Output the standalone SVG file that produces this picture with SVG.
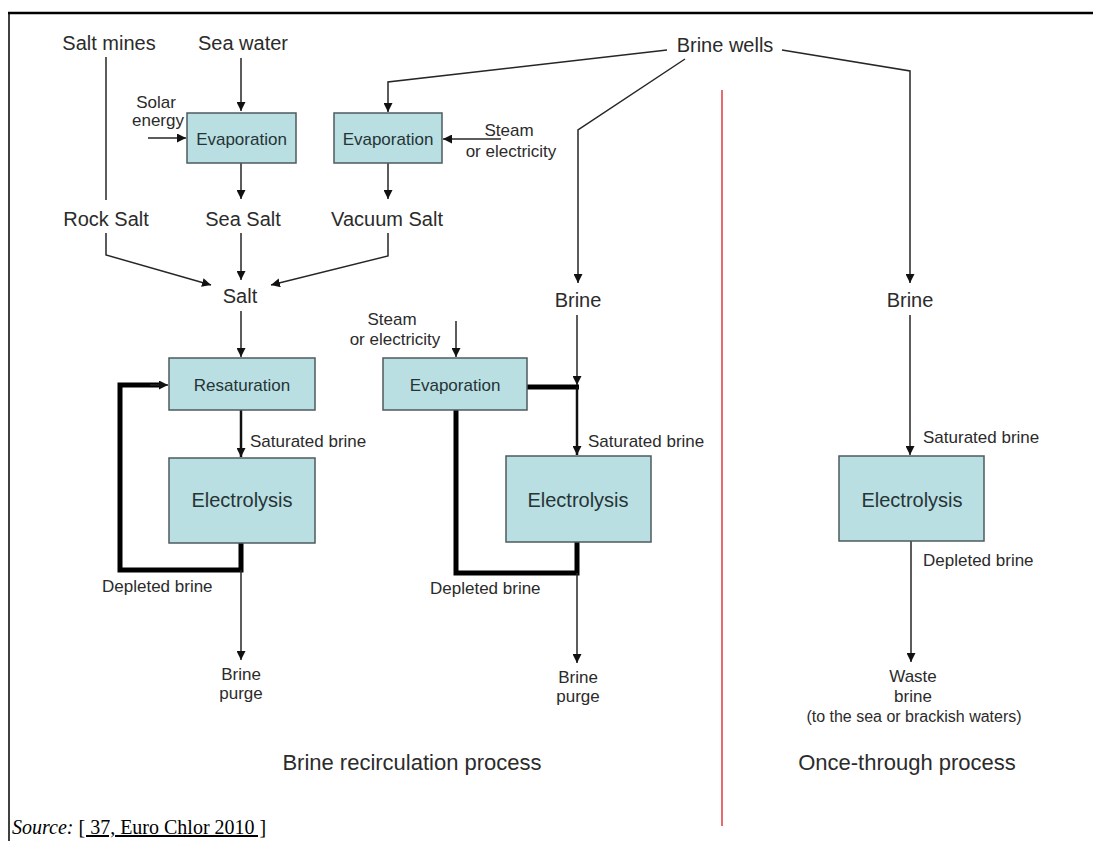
<svg xmlns="http://www.w3.org/2000/svg" width="1093" height="841" viewBox="0 0 1093 841">
<style>
  text { font-family: "Liberation Sans", Arial, sans-serif; fill: #2b2b2b; }
  .lbl { font-size: 20px; text-anchor: middle; }
  .sm { font-size: 17px; }
  .mid { text-anchor: middle; }
  .box { fill: #b9dfe2; stroke: #4d5b5d; stroke-width: 1.5; }
  .boxt { font-size: 17px; text-anchor: middle; fill: #263436; }
  .elt { font-size: 20px; text-anchor: middle; fill: #263436; }
  .ln { fill: none; stroke: #262626; stroke-width: 1.5; }
  .mln { fill: none; stroke: #111; stroke-width: 2.5; }
  .thk { fill: none; stroke: #000; stroke-width: 5; stroke-linejoin: miter; }
  .title { font-size: 22px; text-anchor: middle; }
  .src { font-family: "Liberation Serif", "Times New Roman", serif; font-size: 20px; fill: #000; }
</style>
<defs>
  <marker id="ah" markerUnits="userSpaceOnUse" markerWidth="10" markerHeight="9" refX="9" refY="4.5" orient="auto">
    <path d="M0,0 L9,4.5 L0,9 z" fill="#111"/>
  </marker>
</defs>
<rect x="0" y="0" width="1093" height="841" fill="#fff"/>
<!-- frame -->
<line x1="8" y1="13" x2="1093" y2="13" stroke="#000" stroke-width="2.5"/>
<line x1="9" y1="12" x2="9" y2="841" stroke="#000" stroke-width="1.5"/>
<!-- separator -->
<line x1="722" y1="90" x2="722" y2="826" stroke="#e0474a" stroke-width="1.6"/>

<g id="connectors">
  <path class="ln" d="M106,57 V200"/>
  <path class="ln" d="M241,58 V111" marker-end="url(#ah)"/>
  <path class="ln" d="M148,138 H186" marker-end="url(#ah)"/>
  <path class="ln" d="M241,163 V199" marker-end="url(#ah)"/>
  <path class="ln" d="M667,50 L388,82 V112" marker-end="url(#ah)"/>
  <path class="ln" d="M501,139 H443" marker-end="url(#ah)"/>
  <path class="ln" d="M388,163 V199" marker-end="url(#ah)"/>
  <path class="ln" d="M685,59 L578,130 V283" marker-end="url(#ah)"/>
  <path class="ln" d="M782,50 L910,71 V283" marker-end="url(#ah)"/>
  <path class="ln" d="M106,233 V255 L211,285" marker-end="url(#ah)"/>
  <path class="ln" d="M241,233 V280" marker-end="url(#ah)"/>
  <path class="ln" d="M388,233 V256 L271,285" marker-end="url(#ah)"/>
  <path class="ln" d="M241,311 V357" marker-end="url(#ah)"/>
  <path class="mln" d="M241,410 V457" marker-end="url(#ah)"/>
  <path class="thk" d="M241,543 V570 H120 V385 H160"/>
  <path class="ln" d="M150,385 H168" marker-end="url(#ah)"/>
  <path class="ln" d="M241,570 V660" marker-end="url(#ah)"/>
  <path class="ln" d="M456,321 V357" marker-end="url(#ah)"/>
  <path class="ln" d="M577,315 V385" marker-end="url(#ah)"/>
  <path class="thk" d="M527,387 H579"/>
  <path class="mln" d="M577,387 V455" marker-end="url(#ah)"/>
  <path class="thk" d="M456,410 V573 H577 V542"/>
  <path class="ln" d="M577,573 V663" marker-end="url(#ah)"/>
  <path class="ln" d="M910,315 V455" marker-end="url(#ah)"/>
  <path class="ln" d="M911,541 V662" marker-end="url(#ah)"/>
</g>

<g id="salt-mines"><text class="lbl" x="109" y="50">Salt mines</text></g>
<g id="sea-water"><text class="lbl" x="243" y="50">Sea water</text></g>
<g id="brine-wells"><text class="lbl" x="725" y="52">Brine wells</text></g>
<g id="solar-energy"><text class="sm mid" x="156" y="108">Solar</text><text class="sm mid" x="158" y="126">energy</text></g>
<g id="evaporation-1"><rect class="box" x="187" y="113" width="109" height="50"/><text class="boxt" x="241.5" y="145">Evaporation</text></g>
<g id="evaporation-2"><rect class="box" x="334" y="113" width="108" height="50"/><text class="boxt" x="388" y="145">Evaporation</text></g>
<g id="steam-1"><text class="sm mid" x="509" y="136">Steam</text><text class="sm mid" x="511" y="157">or electricity</text></g>
<g id="rock-salt"><text class="lbl" x="106" y="226">Rock Salt</text></g>
<g id="sea-salt"><text class="lbl" x="243" y="226">Sea Salt</text></g>
<g id="vacuum-salt"><text class="lbl" x="387" y="226">Vacuum Salt</text></g>
<g id="salt"><text class="lbl" x="240" y="303">Salt</text></g>
<g id="brine-mid"><text class="lbl" x="578" y="307">Brine</text></g>
<g id="brine-right"><text class="lbl" x="910" y="307">Brine</text></g>
<g id="steam-2"><text class="sm mid" x="392" y="325">Steam</text><text class="sm mid" x="395" y="345">or electricity</text></g>
<g id="resaturation"><rect class="box" x="169" y="358" width="146" height="52"/><text class="boxt" x="242" y="391">Resaturation</text></g>
<g id="evaporation-3"><rect class="box" x="383" y="358" width="144" height="52"/><text class="boxt" x="455" y="391">Evaporation</text></g>
<g id="sat-brine-1"><text class="sm" x="250" y="447">Saturated brine</text></g>
<g id="sat-brine-2"><text class="sm" x="588" y="447">Saturated brine</text></g>
<g id="sat-brine-3"><text class="sm" x="923" y="443">Saturated brine</text></g>
<g id="electrolysis-1"><rect class="box" x="169" y="458" width="146" height="85"/><text class="elt" x="242" y="507">Electrolysis</text></g>
<g id="electrolysis-2"><rect class="box" x="506" y="456" width="145" height="86"/><text class="elt" x="578" y="507">Electrolysis</text></g>
<g id="electrolysis-3"><rect class="box" x="839" y="456" width="145" height="85"/><text class="elt" x="912" y="507">Electrolysis</text></g>
<g id="depl-brine-1"><text class="sm" x="102" y="592">Depleted brine</text></g>
<g id="depl-brine-2"><text class="sm" x="430" y="594">Depleted brine</text></g>
<g id="depl-brine-3"><text class="sm" x="923" y="566">Depleted brine</text></g>
<g id="purge-1"><text class="sm mid" x="241" y="680">Brine</text><text class="sm mid" x="241" y="699">purge</text></g>
<g id="purge-2"><text class="sm mid" x="578" y="683">Brine</text><text class="sm mid" x="578" y="702">purge</text></g>
<g id="waste"><text class="sm mid" x="913" y="682">Waste</text><text class="sm mid" x="913" y="702">brine</text><text class="mid" style="font-size:16px" x="914" y="722">(to the sea or brackish waters)</text></g>
<g id="titles"><text class="title" x="412" y="770">Brine recirculation process</text><text class="title" x="907" y="770">Once-through process</text></g>
<g id="source"><text class="src" x="12" y="834"><tspan font-style="italic">Source:</tspan> <tspan text-decoration="underline">[ 37, Euro Chlor 2010 ]</tspan></text></g>
</svg>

▸ **To do**
The pictures should not be reproduced; quote all of the other material exactly.

▸ **Complete answer**
Output the standalone SVG file that produces this picture with SVG.
<svg xmlns="http://www.w3.org/2000/svg" width="1093" height="841" viewBox="0 0 1093 841">
<style>
  text { font-family: "Liberation Sans", Arial, sans-serif; fill: #2b2b2b; }
  .lbl { font-size: 20px; text-anchor: middle; }
  .sm { font-size: 17px; }
  .mid { text-anchor: middle; }
  .box { fill: #b9dfe2; stroke: #4d5b5d; stroke-width: 1.5; }
  .boxt { font-size: 17px; text-anchor: middle; fill: #263436; }
  .elt { font-size: 20px; text-anchor: middle; fill: #263436; }
  .ln { fill: none; stroke: #262626; stroke-width: 1.5; }
  .mln { fill: none; stroke: #111; stroke-width: 2.5; }
  .thk { fill: none; stroke: #000; stroke-width: 5; stroke-linejoin: miter; }
  .title { font-size: 22px; text-anchor: middle; }
  .src { font-family: "Liberation Serif", "Times New Roman", serif; font-size: 20px; fill: #000; }
</style>
<defs>
  <marker id="ah" markerUnits="userSpaceOnUse" markerWidth="10" markerHeight="9" refX="9" refY="4.5" orient="auto">
    <path d="M0,0 L9,4.5 L0,9 z" fill="#111"/>
  </marker>
</defs>
<rect x="0" y="0" width="1093" height="841" fill="#fff"/>
<!-- frame -->
<line x1="8" y1="13" x2="1093" y2="13" stroke="#000" stroke-width="2.5"/>
<line x1="9" y1="12" x2="9" y2="841" stroke="#000" stroke-width="1.5"/>
<!-- separator -->
<line x1="722" y1="90" x2="722" y2="826" stroke="#e0474a" stroke-width="1.6"/>

<g id="connectors">
  <path class="ln" d="M106,57 V200"/>
  <path class="ln" d="M241,58 V111" marker-end="url(#ah)"/>
  <path class="ln" d="M148,138 H186" marker-end="url(#ah)"/>
  <path class="ln" d="M241,163 V199" marker-end="url(#ah)"/>
  <path class="ln" d="M667,50 L388,82 V112" marker-end="url(#ah)"/>
  <path class="ln" d="M501,139 H443" marker-end="url(#ah)"/>
  <path class="ln" d="M388,163 V199" marker-end="url(#ah)"/>
  <path class="ln" d="M685,59 L578,130 V283" marker-end="url(#ah)"/>
  <path class="ln" d="M782,50 L910,71 V283" marker-end="url(#ah)"/>
  <path class="ln" d="M106,233 V255 L211,285" marker-end="url(#ah)"/>
  <path class="ln" d="M241,233 V280" marker-end="url(#ah)"/>
  <path class="ln" d="M388,233 V256 L271,285" marker-end="url(#ah)"/>
  <path class="ln" d="M241,311 V357" marker-end="url(#ah)"/>
  <path class="mln" d="M241,410 V457" marker-end="url(#ah)"/>
  <path class="thk" d="M241,543 V570 H120 V385 H160"/>
  <path class="ln" d="M150,385 H168" marker-end="url(#ah)"/>
  <path class="ln" d="M241,570 V660" marker-end="url(#ah)"/>
  <path class="ln" d="M456,321 V357" marker-end="url(#ah)"/>
  <path class="ln" d="M577,315 V385" marker-end="url(#ah)"/>
  <path class="thk" d="M527,387 H579"/>
  <path class="mln" d="M577,387 V455" marker-end="url(#ah)"/>
  <path class="thk" d="M456,410 V573 H577 V542"/>
  <path class="ln" d="M577,573 V663" marker-end="url(#ah)"/>
  <path class="ln" d="M910,315 V455" marker-end="url(#ah)"/>
  <path class="ln" d="M911,541 V662" marker-end="url(#ah)"/>
</g>

<g id="salt-mines"><text class="lbl" x="109" y="50">Salt mines</text></g>
<g id="sea-water"><text class="lbl" x="243" y="50">Sea water</text></g>
<g id="brine-wells"><text class="lbl" x="725" y="52">Brine wells</text></g>
<g id="solar-energy"><text class="sm mid" x="156" y="108">Solar</text><text class="sm mid" x="158" y="126">energy</text></g>
<g id="evaporation-1"><rect class="box" x="187" y="113" width="109" height="50"/><text class="boxt" x="241.5" y="145">Evaporation</text></g>
<g id="evaporation-2"><rect class="box" x="334" y="113" width="108" height="50"/><text class="boxt" x="388" y="145">Evaporation</text></g>
<g id="steam-1"><text class="sm mid" x="509" y="136">Steam</text><text class="sm mid" x="511" y="157">or electricity</text></g>
<g id="rock-salt"><text class="lbl" x="106" y="226">Rock Salt</text></g>
<g id="sea-salt"><text class="lbl" x="243" y="226">Sea Salt</text></g>
<g id="vacuum-salt"><text class="lbl" x="387" y="226">Vacuum Salt</text></g>
<g id="salt"><text class="lbl" x="240" y="303">Salt</text></g>
<g id="brine-mid"><text class="lbl" x="578" y="307">Brine</text></g>
<g id="brine-right"><text class="lbl" x="910" y="307">Brine</text></g>
<g id="steam-2"><text class="sm mid" x="392" y="325">Steam</text><text class="sm mid" x="395" y="345">or electricity</text></g>
<g id="resaturation"><rect class="box" x="169" y="358" width="146" height="52"/><text class="boxt" x="242" y="391">Resaturation</text></g>
<g id="evaporation-3"><rect class="box" x="383" y="358" width="144" height="52"/><text class="boxt" x="455" y="391">Evaporation</text></g>
<g id="sat-brine-1"><text class="sm" x="250" y="447">Saturated brine</text></g>
<g id="sat-brine-2"><text class="sm" x="588" y="447">Saturated brine</text></g>
<g id="sat-brine-3"><text class="sm" x="923" y="443">Saturated brine</text></g>
<g id="electrolysis-1"><rect class="box" x="169" y="458" width="146" height="85"/><text class="elt" x="242" y="507">Electrolysis</text></g>
<g id="electrolysis-2"><rect class="box" x="506" y="456" width="145" height="86"/><text class="elt" x="578" y="507">Electrolysis</text></g>
<g id="electrolysis-3"><rect class="box" x="839" y="456" width="145" height="85"/><text class="elt" x="912" y="507">Electrolysis</text></g>
<g id="depl-brine-1"><text class="sm" x="102" y="592">Depleted brine</text></g>
<g id="depl-brine-2"><text class="sm" x="430" y="594">Depleted brine</text></g>
<g id="depl-brine-3"><text class="sm" x="923" y="566">Depleted brine</text></g>
<g id="purge-1"><text class="sm mid" x="241" y="680">Brine</text><text class="sm mid" x="241" y="699">purge</text></g>
<g id="purge-2"><text class="sm mid" x="578" y="683">Brine</text><text class="sm mid" x="578" y="702">purge</text></g>
<g id="waste"><text class="sm mid" x="913" y="682">Waste</text><text class="sm mid" x="913" y="702">brine</text><text class="mid" style="font-size:16px" x="914" y="722">(to the sea or brackish waters)</text></g>
<g id="titles"><text class="title" x="412" y="770">Brine recirculation process</text><text class="title" x="907" y="770">Once-through process</text></g>
<g id="source"><text class="src" x="12" y="834"><tspan font-style="italic">Source:</tspan> <tspan text-decoration="underline">[ 37, Euro Chlor 2010 ]</tspan></text></g>
</svg>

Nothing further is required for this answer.